Freitag, 13. Januar 2012

Nicht zeitgemäß

„Nicht zeitgemäß.“ Diese Aussage trifft die katholische Kirche stets als Vorwurf, als Kritik für angebliche Reformunfähigkeit, als Warnung davor, die Zeichen der Zeit nicht zu erkennen, gesellschaftliche Entwicklungen zu ignorieren und die Anpassung an moderne Strömungen zu verpassen. Und dieser Vorwurf kommt bei weitem nicht nur von außen, sondern - besonders in Deutschland - häufig aus Kreisen der Kirchenmitglieder selbst.

„Nicht zeitgemäß.“ Sollte man - ehe man diesen Vorwurf formuliert – nicht doch einmal nachdenken, was eigentlich Aufgabe der Kirche ist? Was ist ihr innerstes Anliegen, ihr zentrales Thema?

„Nicht zeitgemäß.“ Die Botschaft der Kirche ist von ihrem eigenen Verständnis her nicht irgendeine These, sondern die Wahrheit selbst. Ja, Wahrheit ist ebenfalls ein nicht zeitgemäßer Begriff, denn Wahrheit ist nicht relativ, sondern absolut. Aufgabe der Kirche ist es, diese Wahrheit zu transportieren – über Ländergrenzen hinweg und durch die Jahrhunderte. Es gibt aber in Asien keine andere Wahrheit als in Europa, in Amerika keine andere Wahrheit als in Afrika. Und es gibt im 21. Jahrhundert keine andere Wahrheit als im 18. Jahrhundert, im 12. oder im 8. Jahrhundert und schon gar nicht gibt es eine spezielle Wahrheit im Deutschland des 21. Jahrhunderts. Kulturen mögen sich unterscheiden und entwickeln, Lebensumstände auch, aber göttliche Wahrheit bleibt Wahrheit.

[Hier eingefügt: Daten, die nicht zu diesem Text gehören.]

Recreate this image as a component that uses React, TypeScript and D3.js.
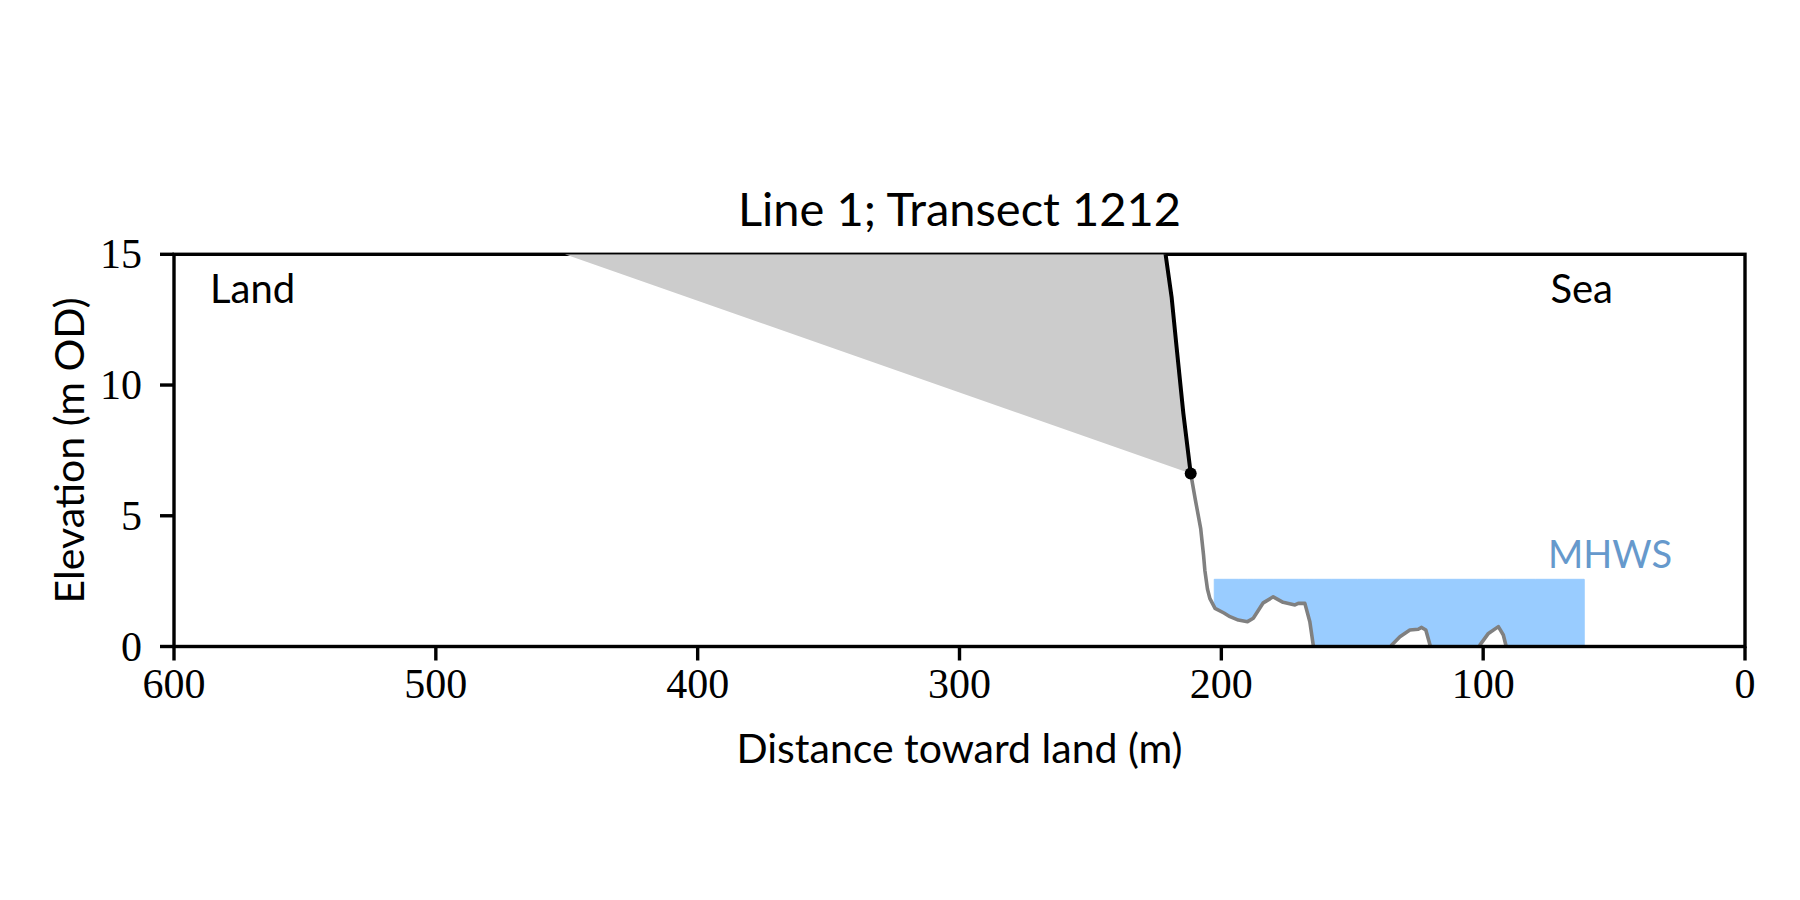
import React from "react";
import * as d3 from "d3";

// ---- data ----
const xTicks = [600, 500, 400, 300, 200, 100, 0];
const yTicks = [0, 5, 10, 15];
const mhwsLevel = 2.57;
const mhwsRange = [202.7, 61.4];

// cliff (black) segment: [distance, elevation]
const cliffDist = [222.0, 221.3, 219.0, 217.1, 214.5, 211.7];
const cliffElev = [15.5, 15.0, 13.37, 11.46, 8.91, 6.62];

// wedge upper-left corner
const wedgeTopDist = 450.7;
const wedgeTopElev = 15;

// seaward profile (grey)
const seaDist = [
  211.7, 209.9, 207.9, 206.8, 206.3, 205.3, 204.4, 202.4, 199.0, 196.7, 193.5,
  190.0, 187.8, 184.0, 180.2, 176.4, 171.9, 170.6, 168.1, 166.2, 164.9, 164.3,
  158.0, 148.0, 140.0, 136.0, 134.9, 131.8, 128.0, 124.8, 123.5, 121.9, 120.3,
  119.5, 110.0, 102.5, 101.2, 98.0, 94.2, 92.3, 91.2, 90.5, 80.0, 70.0, 61.4,
];
const seaElev = [
  6.62, 5.6, 4.52, 3.5, 2.92, 2.2, 1.84, 1.46, 1.28, 1.14, 1.01,
  0.95, 1.08, 1.67, 1.9, 1.69, 1.59, 1.65, 1.65, 0.95, 0.06, -0.25,
  -0.5, -0.6, -0.45, -0.15, 0.06, 0.37, 0.63, 0.66, 0.73, 0.63, 0.06,
  -0.3, -0.6, -0.3, 0.06, 0.5, 0.76, 0.44, 0.0, -0.4, -0.8, -1.0, -1.2,
];

const W = 1800;
const H = 900;
const LEFT = 174;
const RIGHT = 1745;
const TOP = 254.3;
const BOTTOM = 646.5;

const SANS = "Lato, 'Open Sans', sans-serif";
const SERIF = "'Liberation Serif', 'DejaVu Serif', serif";

export default function App() {
  const x = d3.scaleLinear().domain([600, 0]).range([LEFT, RIGHT]);
  const y = d3.scaleLinear().domain([0, 15]).range([BOTTOM, TOP]);

  const cliff: [number, number][] = cliffDist.map((d, i) => [d, cliffElev[i]]);
  const sea: [number, number][] = seaDist.map((d, i) => [d, seaElev[i]]);

  const line = d3
    .line<[number, number]>()
    .x((d) => x(d[0]))
    .y((d) => y(d[1]));

  // wedge polygon
  const cliffBelowTop = cliff.filter((p) => p[1] <= 15);
  const wedge: [number, number][] = [
    [wedgeTopDist, wedgeTopElev],
    ...cliffBelowTop,
  ];
  const wedgePath = line(wedge) + "Z";

  // MHWS fill between profile and level within range
  const interp = (dd: number) => {
    for (let i = 0; i < sea.length - 1; i++) {
      const a = sea[i];
      const b = sea[i + 1];
      if ((a[0] - dd) * (b[0] - dd) <= 0) {
        const t = (dd - a[0]) / (b[0] - a[0]);
        return a[1] + t * (b[1] - a[1]);
      }
    }
    return sea[sea.length - 1][1];
  };
  const [r0, r1] = mhwsRange;
  const fillPts: [number, number][] = [
    [r0, interp(r0)],
    ...sea.filter((p) => p[0] < r0 && p[0] > r1),
    [r1, interp(r1)],
  ];
  const area = d3
    .area<[number, number]>()
    .x((d) => x(d[0]))
    .y0((d) => y(d[1]))
    .y1(() => y(mhwsLevel));
  const mhwsPath = area(fillPts) || "";

  const dot = cliff[cliff.length - 1];

  return (
    <svg
      width={W}
      height={H}
      style={{ position: "absolute", left: 0, top: 0, background: "#fff" }}
    >
      <defs>
        <clipPath id="axclip">
          <rect x={LEFT} y={TOP} width={RIGHT - LEFT} height={BOTTOM - TOP} />
        </clipPath>
      </defs>
      <rect x={0} y={0} width={W} height={H} fill="#fff" />

      <g clipPath="url(#axclip)">
        <path d={mhwsPath} fill="#99ccff" stroke="#99ccff" strokeWidth={1} />
        <path
          d={line(sea) || ""}
          fill="none"
          stroke="#808080"
          strokeWidth={3.6}
          strokeLinejoin="round"
        />
      </g>

      {/* frame */}
      <rect
        x={LEFT}
        y={TOP}
        width={RIGHT - LEFT}
        height={BOTTOM - TOP}
        fill="none"
        stroke="#000"
        strokeWidth={3.4}
      />

      <g clipPath="url(#axclip)">
        <path d={wedgePath} fill="#cccccc" />
        <path
          d={line(cliff) || ""}
          fill="none"
          stroke="#000"
          strokeWidth={4}
          strokeLinejoin="round"
        />
      </g>
      <circle cx={x(dot[0])} cy={y(dot[1])} r={6} fill="#000" />

      {/* x ticks */}
      {xTicks.map((t) => (
        <g key={"xt" + t}>
          <line
            x1={x(t)}
            x2={x(t)}
            y1={BOTTOM}
            y2={BOTTOM + 14}
            stroke="#000"
            strokeWidth={3.4}
          />
          <text
            x={x(t)}
            y={698}
            textAnchor="middle"
            fontFamily={SERIF}
            fontSize={42}
            fill="#000"
          >
            {t}
          </text>
        </g>
      ))}
      {/* y ticks */}
      {yTicks.map((t) => (
        <g key={"yt" + t}>
          <line
            x1={LEFT - 14}
            x2={LEFT}
            y1={y(t)}
            y2={y(t)}
            stroke="#000"
            strokeWidth={3.4}
          />
          <text
            x={142}
            y={y(t) + 14}
            textAnchor="end"
            fontFamily={SERIF}
            fontSize={42}
            fill="#000"
          >
            {t}
          </text>
        </g>
      ))}

      <text
        x={(LEFT + RIGHT) / 2}
        y={226}
        textAnchor="middle"
        fontFamily={SANS}
        fontSize={47}
        fill="#000"
      >
        Line 1; Transect 1212
      </text>
      <text
        x={(LEFT + RIGHT) / 2}
        y={763}
        textAnchor="middle"
        fontFamily={SANS}
        fontSize={41}
        fill="#000"
      >
        Distance toward land (m)
      </text>
      <text
        transform={`translate(84, ${(TOP + BOTTOM) / 2}) rotate(-90)`}
        textAnchor="middle"
        fontFamily={SANS}
        fontSize={41}
        fill="#000"
      >
        Elevation (m OD)
      </text>
      <text x={210} y={302.7} fontFamily={SANS} fontSize={40} fill="#000">
        Land
      </text>
      <text
        x={1613}
        y={302.7}
        textAnchor="end"
        fontFamily={SANS}
        fontSize={40}
        fill="#000"
      >
        Sea
      </text>
      <text x={1548} y={567.7} fontFamily={SANS} fontSize={38} fill="#6699cc">
        MHWS
      </text>
    </svg>
  );
}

„Nicht zeitgemäß.“ Ja, richtig, Kirche kann und darf gar nicht zeitgemäß sein, weil jede Form der Anpassung der Botschaft an das Zeitgemäße eine Verzerrung, eine Verfälschung und eine Verwässerung der Wahrheit wäre. Nicht umsonst hat Jesus die Kirche auf Petrus, den Felsen, gebaut, weil die Kirche Fels in der Brandung der Wandlungen des Zeitgemäßen sein muss.

„Nicht zeitgemäß.“ Ja, denn richtig verstanden ist diese Äußerung –selbst wenn als Vorwurf vorgebracht – ein großes Lob!

Und bedenken wir eins: Das Ziel der Botschaft ist die Ewigkeit. Und was auf Zeitlosigkeit abzielt, kann niemals zeitgemäß sein.